- TASK BRIEF
Exactly the lines from the start of the data below through the line that contains "const ZERO = '#e0e0e0';" are to be copied, with pictures left out.
= = = = = = =
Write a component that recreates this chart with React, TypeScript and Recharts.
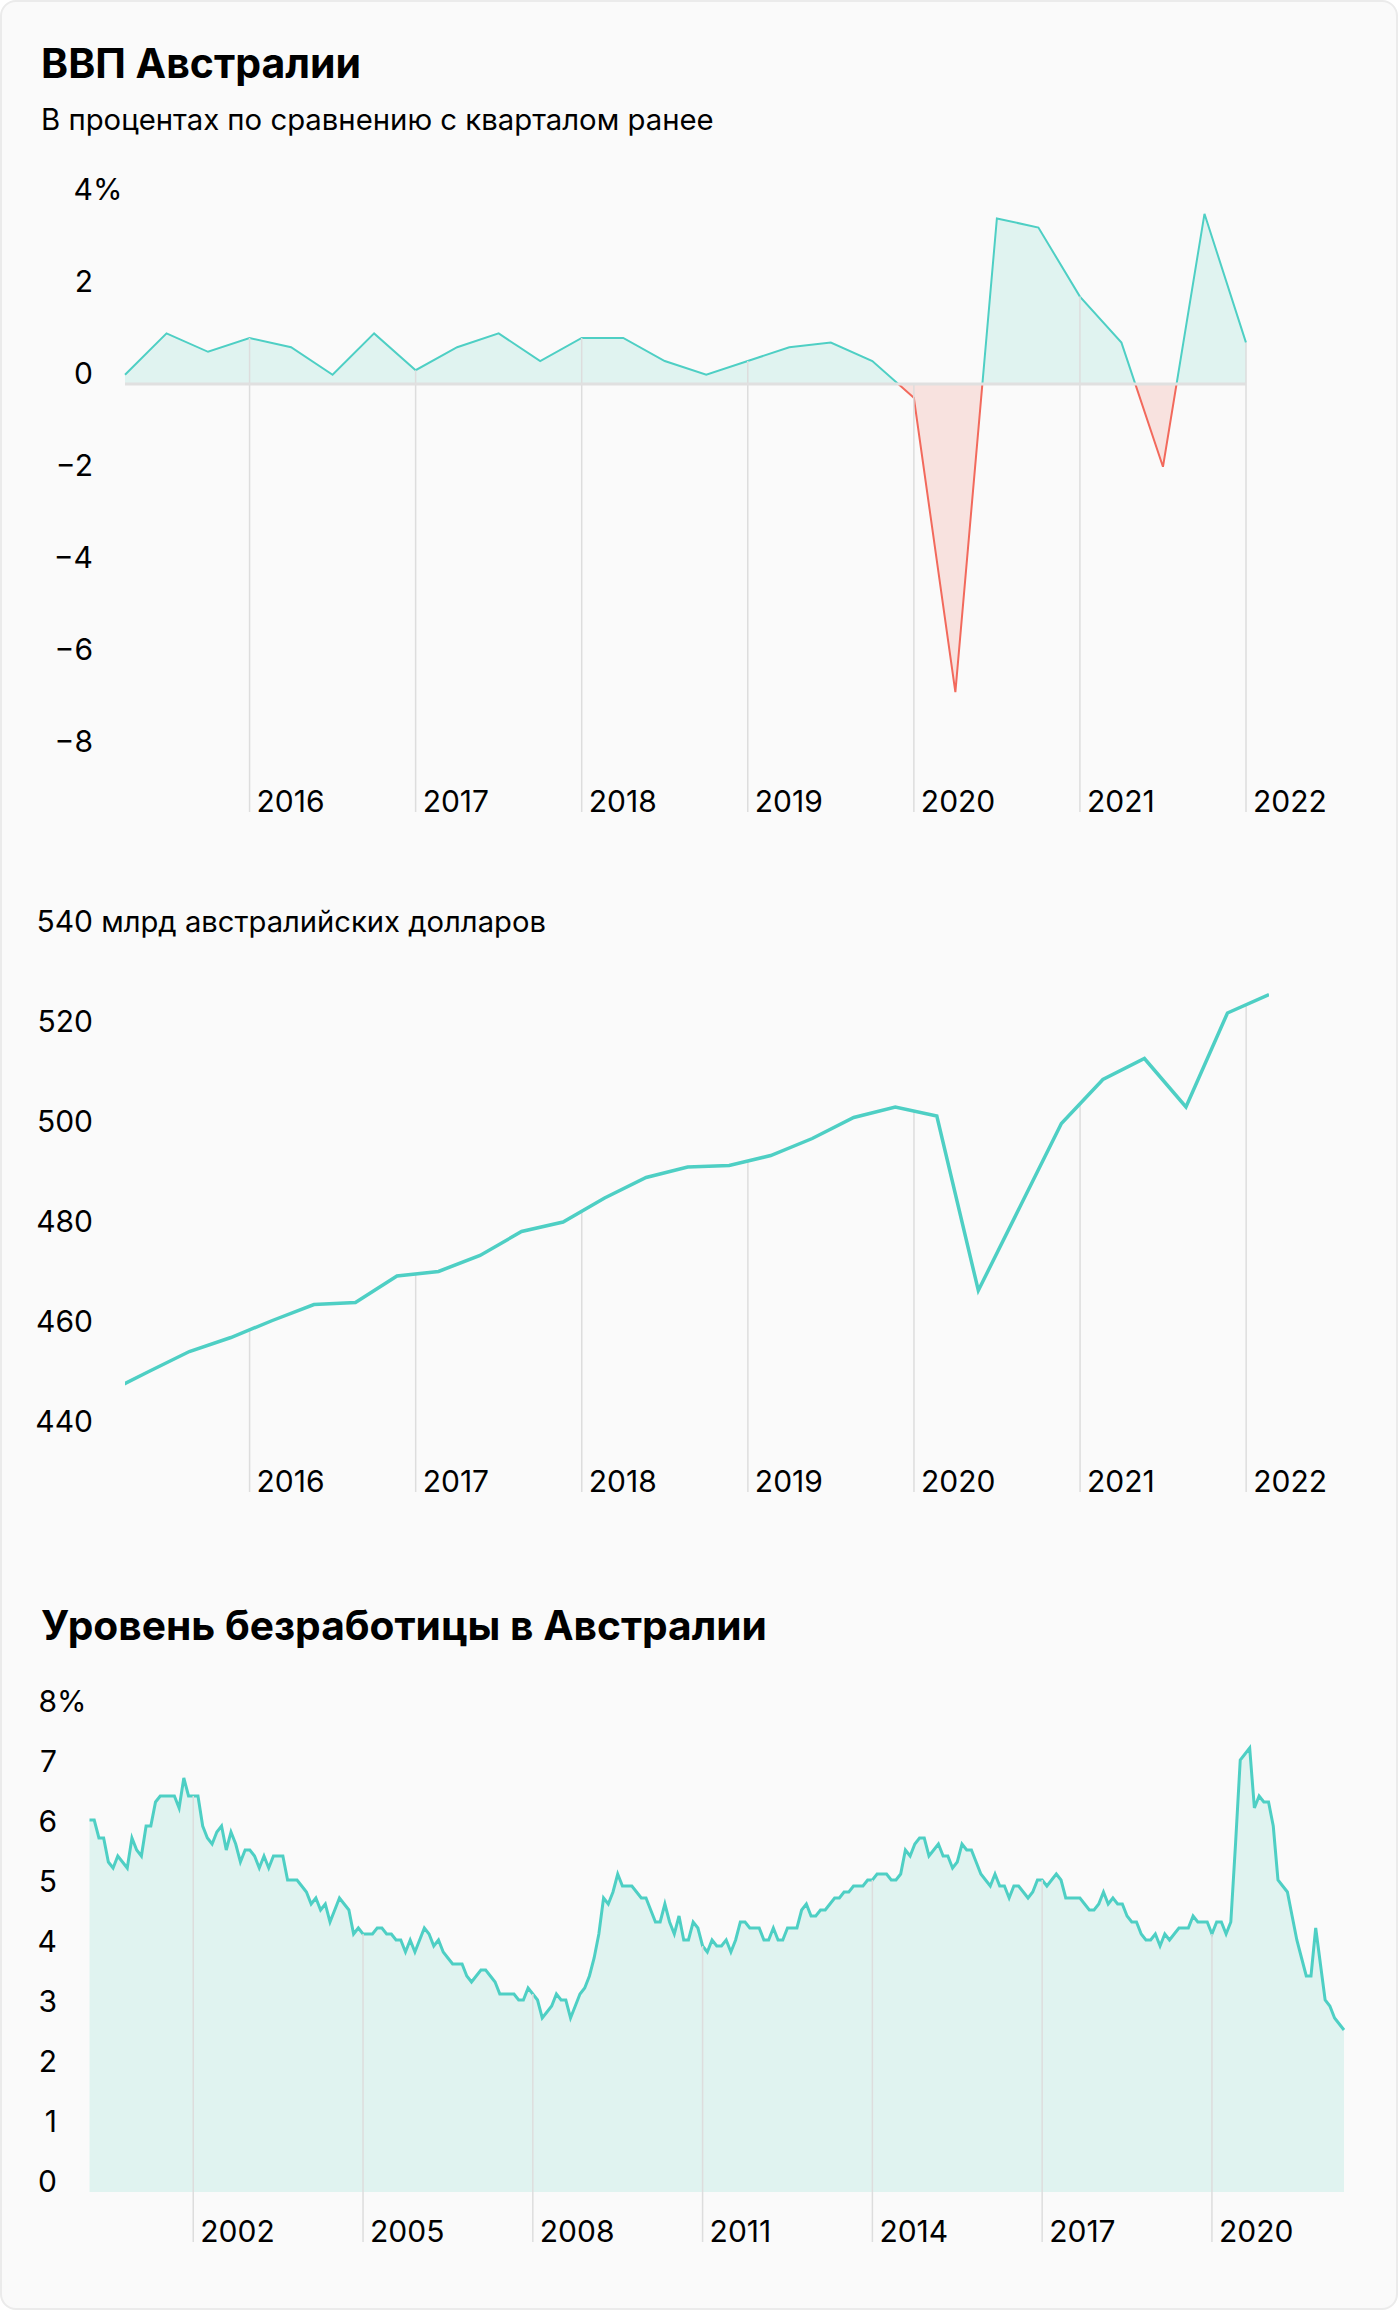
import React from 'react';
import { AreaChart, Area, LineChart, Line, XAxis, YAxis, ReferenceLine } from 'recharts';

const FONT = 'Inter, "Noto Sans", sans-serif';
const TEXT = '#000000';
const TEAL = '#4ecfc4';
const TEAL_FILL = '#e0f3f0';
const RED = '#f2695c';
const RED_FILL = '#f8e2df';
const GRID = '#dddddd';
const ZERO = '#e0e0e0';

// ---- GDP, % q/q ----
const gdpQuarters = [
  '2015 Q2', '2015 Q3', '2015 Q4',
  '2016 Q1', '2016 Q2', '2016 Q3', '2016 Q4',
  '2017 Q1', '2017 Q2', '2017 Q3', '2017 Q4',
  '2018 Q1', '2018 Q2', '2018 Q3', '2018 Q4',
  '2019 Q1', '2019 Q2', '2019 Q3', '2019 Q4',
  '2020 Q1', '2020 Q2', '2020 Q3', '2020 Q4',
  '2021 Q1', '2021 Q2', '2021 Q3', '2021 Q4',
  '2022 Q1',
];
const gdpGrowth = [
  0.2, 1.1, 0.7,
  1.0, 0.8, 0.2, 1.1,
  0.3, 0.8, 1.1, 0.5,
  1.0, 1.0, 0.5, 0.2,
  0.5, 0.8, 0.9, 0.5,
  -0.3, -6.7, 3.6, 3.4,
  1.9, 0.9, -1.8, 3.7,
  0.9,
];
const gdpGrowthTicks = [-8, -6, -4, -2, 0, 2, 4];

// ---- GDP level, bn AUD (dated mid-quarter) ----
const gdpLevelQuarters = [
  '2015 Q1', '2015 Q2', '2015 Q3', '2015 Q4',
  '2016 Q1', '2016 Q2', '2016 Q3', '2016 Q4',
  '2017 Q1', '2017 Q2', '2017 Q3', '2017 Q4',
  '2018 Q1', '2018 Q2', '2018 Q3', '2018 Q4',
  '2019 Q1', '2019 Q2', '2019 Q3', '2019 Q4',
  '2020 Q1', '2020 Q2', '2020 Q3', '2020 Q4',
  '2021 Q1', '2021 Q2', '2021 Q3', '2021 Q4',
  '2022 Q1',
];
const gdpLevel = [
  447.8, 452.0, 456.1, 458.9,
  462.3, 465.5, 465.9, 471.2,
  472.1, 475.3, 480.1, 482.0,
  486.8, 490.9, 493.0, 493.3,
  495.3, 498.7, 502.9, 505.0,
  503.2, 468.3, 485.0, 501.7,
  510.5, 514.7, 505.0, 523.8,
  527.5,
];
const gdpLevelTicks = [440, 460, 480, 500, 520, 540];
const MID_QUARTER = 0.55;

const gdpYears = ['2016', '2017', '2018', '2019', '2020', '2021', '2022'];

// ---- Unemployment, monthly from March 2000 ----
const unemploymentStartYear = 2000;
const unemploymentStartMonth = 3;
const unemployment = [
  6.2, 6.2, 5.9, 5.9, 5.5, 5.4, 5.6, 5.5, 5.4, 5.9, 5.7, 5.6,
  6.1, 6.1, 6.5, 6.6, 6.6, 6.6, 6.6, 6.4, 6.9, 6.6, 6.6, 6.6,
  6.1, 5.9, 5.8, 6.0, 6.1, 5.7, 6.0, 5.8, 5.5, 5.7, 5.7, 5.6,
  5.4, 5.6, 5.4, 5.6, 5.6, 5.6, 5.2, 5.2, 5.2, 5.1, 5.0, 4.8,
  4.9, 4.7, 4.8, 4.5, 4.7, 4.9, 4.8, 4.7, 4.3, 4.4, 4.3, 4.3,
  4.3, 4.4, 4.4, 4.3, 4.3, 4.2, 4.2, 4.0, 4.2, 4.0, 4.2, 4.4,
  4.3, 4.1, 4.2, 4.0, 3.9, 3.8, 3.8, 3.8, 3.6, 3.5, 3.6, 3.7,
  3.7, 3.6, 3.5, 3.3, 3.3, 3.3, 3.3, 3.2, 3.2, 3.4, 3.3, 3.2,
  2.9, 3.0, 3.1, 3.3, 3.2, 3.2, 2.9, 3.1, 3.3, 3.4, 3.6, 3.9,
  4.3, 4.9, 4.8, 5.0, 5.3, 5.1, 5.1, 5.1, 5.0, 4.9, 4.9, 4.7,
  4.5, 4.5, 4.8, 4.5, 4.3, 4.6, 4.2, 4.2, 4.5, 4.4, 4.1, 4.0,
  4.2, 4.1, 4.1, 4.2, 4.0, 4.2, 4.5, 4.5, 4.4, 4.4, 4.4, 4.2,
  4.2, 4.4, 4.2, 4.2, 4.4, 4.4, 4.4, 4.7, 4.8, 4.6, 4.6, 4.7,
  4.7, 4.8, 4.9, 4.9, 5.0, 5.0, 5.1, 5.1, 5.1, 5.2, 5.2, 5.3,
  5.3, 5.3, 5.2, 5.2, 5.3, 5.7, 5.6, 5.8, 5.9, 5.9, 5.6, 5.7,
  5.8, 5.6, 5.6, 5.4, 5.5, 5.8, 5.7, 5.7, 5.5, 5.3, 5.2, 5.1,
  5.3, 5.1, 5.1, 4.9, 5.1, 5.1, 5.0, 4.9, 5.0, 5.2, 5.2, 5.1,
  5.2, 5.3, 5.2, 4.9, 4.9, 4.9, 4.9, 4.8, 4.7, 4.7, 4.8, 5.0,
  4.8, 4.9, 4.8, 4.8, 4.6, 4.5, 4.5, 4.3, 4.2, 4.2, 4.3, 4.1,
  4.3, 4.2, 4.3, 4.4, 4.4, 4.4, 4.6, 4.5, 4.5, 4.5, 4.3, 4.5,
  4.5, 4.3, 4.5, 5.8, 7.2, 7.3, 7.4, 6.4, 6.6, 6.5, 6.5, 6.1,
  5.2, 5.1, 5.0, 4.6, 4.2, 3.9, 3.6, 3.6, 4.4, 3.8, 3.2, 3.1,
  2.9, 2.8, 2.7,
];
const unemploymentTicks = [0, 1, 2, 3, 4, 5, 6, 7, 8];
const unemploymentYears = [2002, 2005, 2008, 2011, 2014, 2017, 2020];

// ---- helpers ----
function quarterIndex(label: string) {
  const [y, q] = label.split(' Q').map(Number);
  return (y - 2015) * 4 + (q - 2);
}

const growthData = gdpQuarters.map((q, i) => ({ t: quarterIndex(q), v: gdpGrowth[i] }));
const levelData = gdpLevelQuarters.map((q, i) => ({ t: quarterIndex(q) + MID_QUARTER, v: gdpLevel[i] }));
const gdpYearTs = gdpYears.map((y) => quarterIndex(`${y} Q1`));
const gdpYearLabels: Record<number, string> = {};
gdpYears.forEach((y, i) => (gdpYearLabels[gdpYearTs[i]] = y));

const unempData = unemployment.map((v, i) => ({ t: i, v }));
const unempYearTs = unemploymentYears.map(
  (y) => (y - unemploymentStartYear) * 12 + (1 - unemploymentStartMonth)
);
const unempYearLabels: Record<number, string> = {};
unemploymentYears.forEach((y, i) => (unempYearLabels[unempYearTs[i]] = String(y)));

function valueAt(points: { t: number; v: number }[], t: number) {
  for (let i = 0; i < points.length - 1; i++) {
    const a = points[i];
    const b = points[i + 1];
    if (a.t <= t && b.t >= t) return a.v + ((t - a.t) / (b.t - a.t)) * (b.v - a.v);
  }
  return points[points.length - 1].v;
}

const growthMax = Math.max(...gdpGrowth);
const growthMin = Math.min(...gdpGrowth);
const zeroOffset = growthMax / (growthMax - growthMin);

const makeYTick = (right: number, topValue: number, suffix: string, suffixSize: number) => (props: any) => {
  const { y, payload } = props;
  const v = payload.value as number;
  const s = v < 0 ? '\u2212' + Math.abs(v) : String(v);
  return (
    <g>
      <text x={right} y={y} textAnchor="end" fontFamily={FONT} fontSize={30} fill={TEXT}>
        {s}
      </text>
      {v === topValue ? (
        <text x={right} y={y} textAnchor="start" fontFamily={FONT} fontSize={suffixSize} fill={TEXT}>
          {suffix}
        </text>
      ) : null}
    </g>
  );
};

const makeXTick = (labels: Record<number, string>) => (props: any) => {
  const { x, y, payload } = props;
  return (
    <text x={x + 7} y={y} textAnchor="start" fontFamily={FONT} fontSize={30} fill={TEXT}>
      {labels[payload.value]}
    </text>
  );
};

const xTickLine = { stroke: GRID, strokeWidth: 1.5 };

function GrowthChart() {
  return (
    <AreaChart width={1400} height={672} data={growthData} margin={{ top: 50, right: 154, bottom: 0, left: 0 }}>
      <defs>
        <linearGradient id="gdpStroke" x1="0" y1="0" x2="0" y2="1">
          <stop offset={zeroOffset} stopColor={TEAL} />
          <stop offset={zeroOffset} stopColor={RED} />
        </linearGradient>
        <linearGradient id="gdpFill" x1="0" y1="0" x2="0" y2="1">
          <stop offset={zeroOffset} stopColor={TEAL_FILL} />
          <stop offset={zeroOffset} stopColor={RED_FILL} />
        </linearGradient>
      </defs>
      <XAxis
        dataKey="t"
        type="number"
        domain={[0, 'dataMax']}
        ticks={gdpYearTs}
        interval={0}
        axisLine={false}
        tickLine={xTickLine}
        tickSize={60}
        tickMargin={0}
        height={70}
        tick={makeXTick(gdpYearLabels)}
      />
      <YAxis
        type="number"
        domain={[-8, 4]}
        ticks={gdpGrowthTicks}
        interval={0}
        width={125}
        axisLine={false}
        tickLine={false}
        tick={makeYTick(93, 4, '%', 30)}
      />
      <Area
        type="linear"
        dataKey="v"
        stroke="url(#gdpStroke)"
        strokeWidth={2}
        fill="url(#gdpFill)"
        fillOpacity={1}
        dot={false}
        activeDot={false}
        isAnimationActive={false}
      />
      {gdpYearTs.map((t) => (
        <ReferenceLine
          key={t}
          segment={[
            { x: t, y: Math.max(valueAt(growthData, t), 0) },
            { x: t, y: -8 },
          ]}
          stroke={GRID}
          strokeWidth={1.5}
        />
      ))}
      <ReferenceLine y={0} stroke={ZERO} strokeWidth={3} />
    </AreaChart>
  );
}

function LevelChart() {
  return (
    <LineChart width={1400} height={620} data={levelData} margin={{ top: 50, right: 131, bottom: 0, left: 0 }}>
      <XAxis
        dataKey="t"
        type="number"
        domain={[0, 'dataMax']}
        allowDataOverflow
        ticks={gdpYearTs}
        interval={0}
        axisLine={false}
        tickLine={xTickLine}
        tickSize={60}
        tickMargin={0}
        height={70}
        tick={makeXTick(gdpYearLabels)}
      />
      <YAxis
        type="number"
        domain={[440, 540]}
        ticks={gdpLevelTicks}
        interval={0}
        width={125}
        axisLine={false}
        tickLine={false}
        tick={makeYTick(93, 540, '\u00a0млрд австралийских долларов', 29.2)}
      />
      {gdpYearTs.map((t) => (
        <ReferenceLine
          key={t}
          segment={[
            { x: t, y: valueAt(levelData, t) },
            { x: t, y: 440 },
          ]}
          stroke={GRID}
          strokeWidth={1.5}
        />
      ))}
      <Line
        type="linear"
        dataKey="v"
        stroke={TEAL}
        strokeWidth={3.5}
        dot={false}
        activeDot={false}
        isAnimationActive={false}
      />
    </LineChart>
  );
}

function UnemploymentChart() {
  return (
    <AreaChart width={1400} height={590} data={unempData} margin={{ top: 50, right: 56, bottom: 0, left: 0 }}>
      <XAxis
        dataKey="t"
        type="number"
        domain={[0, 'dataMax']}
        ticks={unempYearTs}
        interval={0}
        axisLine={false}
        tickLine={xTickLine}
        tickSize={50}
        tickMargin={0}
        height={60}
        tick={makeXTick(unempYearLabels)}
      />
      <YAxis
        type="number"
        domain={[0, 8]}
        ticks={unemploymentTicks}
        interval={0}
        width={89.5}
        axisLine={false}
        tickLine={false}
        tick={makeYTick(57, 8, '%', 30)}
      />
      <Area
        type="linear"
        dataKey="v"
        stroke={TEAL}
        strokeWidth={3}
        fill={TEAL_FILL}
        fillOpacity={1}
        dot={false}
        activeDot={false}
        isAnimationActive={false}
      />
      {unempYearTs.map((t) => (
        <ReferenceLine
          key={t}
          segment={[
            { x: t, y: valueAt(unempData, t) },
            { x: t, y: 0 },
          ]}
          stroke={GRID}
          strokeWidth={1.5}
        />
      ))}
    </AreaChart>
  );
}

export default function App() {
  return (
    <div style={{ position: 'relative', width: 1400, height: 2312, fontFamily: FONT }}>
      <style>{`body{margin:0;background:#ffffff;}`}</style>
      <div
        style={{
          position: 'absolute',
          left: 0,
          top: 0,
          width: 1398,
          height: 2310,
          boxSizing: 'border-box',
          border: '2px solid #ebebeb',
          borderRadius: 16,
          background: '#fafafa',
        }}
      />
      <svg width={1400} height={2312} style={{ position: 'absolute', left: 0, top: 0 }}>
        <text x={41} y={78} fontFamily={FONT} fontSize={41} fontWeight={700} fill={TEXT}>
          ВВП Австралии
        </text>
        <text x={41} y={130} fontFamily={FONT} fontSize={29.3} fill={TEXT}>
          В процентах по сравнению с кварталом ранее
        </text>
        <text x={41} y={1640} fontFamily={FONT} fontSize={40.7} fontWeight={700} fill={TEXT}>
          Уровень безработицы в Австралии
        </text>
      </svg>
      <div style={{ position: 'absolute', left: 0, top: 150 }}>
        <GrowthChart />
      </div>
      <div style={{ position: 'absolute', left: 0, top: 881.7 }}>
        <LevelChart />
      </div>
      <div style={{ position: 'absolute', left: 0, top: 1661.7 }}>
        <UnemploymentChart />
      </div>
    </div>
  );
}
= = = = = = =
- WRITTEN SOLUTION
Write a component that recreates this chart with React, TypeScript and Recharts.
import React from 'react';
import { AreaChart, Area, LineChart, Line, XAxis, YAxis, ReferenceLine } from 'recharts';

const FONT = 'Inter, "Noto Sans", sans-serif';
const TEXT = '#000000';
const TEAL = '#4ecfc4';
const TEAL_FILL = '#e0f3f0';
const RED = '#f2695c';
const RED_FILL = '#f8e2df';
const GRID = '#dddddd';
const ZERO = '#e0e0e0';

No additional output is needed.